Average Sale Price and Neighborhood tend to be correlated.
The sale price increase as the ground area increases. Also, the overall quality shows the quality of the materials used in the construction of the house has a direct relationship with the price.
Sale Price and Total square feet of basement area. As the basement area increase the sale price increases. and for areas above 2000 sqrt-ft the BLQ type is to dominant in term of sales.
Lot size in square feet does not affect the price of the house, I general most houses have small land areas .On the Opposite the external quality affects the price directly.
The majority of buyers buy one-story or two-story homes with one family building type.
Buyers are not interested in whether the house has a swimming pool or not, and this is evident through the years of sale.
Customers tend to buy house with more Heating and Central Cooling houses/units.
The Modeling:
All Features Approach:
We used all features + some new derived Features.
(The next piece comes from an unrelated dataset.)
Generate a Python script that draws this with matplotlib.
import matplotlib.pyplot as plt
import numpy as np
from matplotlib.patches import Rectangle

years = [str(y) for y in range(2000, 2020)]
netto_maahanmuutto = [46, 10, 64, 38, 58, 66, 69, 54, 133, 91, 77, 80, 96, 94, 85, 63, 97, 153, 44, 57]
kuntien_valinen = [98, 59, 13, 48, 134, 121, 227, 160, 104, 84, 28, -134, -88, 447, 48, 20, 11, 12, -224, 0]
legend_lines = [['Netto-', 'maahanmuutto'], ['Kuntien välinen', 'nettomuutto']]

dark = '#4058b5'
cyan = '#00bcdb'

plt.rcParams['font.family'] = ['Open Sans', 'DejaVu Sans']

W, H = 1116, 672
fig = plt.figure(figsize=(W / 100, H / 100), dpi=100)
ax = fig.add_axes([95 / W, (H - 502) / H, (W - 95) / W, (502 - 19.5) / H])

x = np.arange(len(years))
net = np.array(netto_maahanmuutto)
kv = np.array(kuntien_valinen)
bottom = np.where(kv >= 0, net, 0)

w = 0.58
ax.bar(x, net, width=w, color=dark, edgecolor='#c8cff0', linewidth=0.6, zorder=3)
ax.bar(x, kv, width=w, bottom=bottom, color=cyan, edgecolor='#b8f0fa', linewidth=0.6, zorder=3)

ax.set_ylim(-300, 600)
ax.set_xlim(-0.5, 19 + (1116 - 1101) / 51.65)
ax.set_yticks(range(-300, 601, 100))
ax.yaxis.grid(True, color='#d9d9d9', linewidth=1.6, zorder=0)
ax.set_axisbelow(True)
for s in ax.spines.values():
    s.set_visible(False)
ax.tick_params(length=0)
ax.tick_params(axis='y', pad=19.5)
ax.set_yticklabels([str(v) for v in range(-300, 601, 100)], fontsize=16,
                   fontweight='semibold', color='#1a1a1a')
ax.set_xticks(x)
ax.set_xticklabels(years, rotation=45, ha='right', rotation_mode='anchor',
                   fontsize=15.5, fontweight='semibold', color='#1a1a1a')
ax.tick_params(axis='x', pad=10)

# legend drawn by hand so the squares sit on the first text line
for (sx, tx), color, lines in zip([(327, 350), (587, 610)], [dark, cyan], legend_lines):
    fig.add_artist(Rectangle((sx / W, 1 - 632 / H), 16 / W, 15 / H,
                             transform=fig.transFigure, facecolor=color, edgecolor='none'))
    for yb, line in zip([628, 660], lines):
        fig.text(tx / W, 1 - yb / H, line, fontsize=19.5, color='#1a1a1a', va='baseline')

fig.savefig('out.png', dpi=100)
Partial Features Approach:
We chose the top 15 features that are correlated with sales prices.
Models Comparison:
Models Comparison Score
All Features VS Partial highly correlated
Geo Area of Ames:
Future Work:
Apply Different type of Modeling:
- Try to apply more Modeling to the data and check if its prediction accuracy is better.
Enhance existing models:
- Try to filter the features used using the feature engineering methods to enhance the accuracy score.
Enhance mapping the data on the map:
- Tune and enhance mapping the locations to the map , by increasing the number of points on map and coloring them by price values.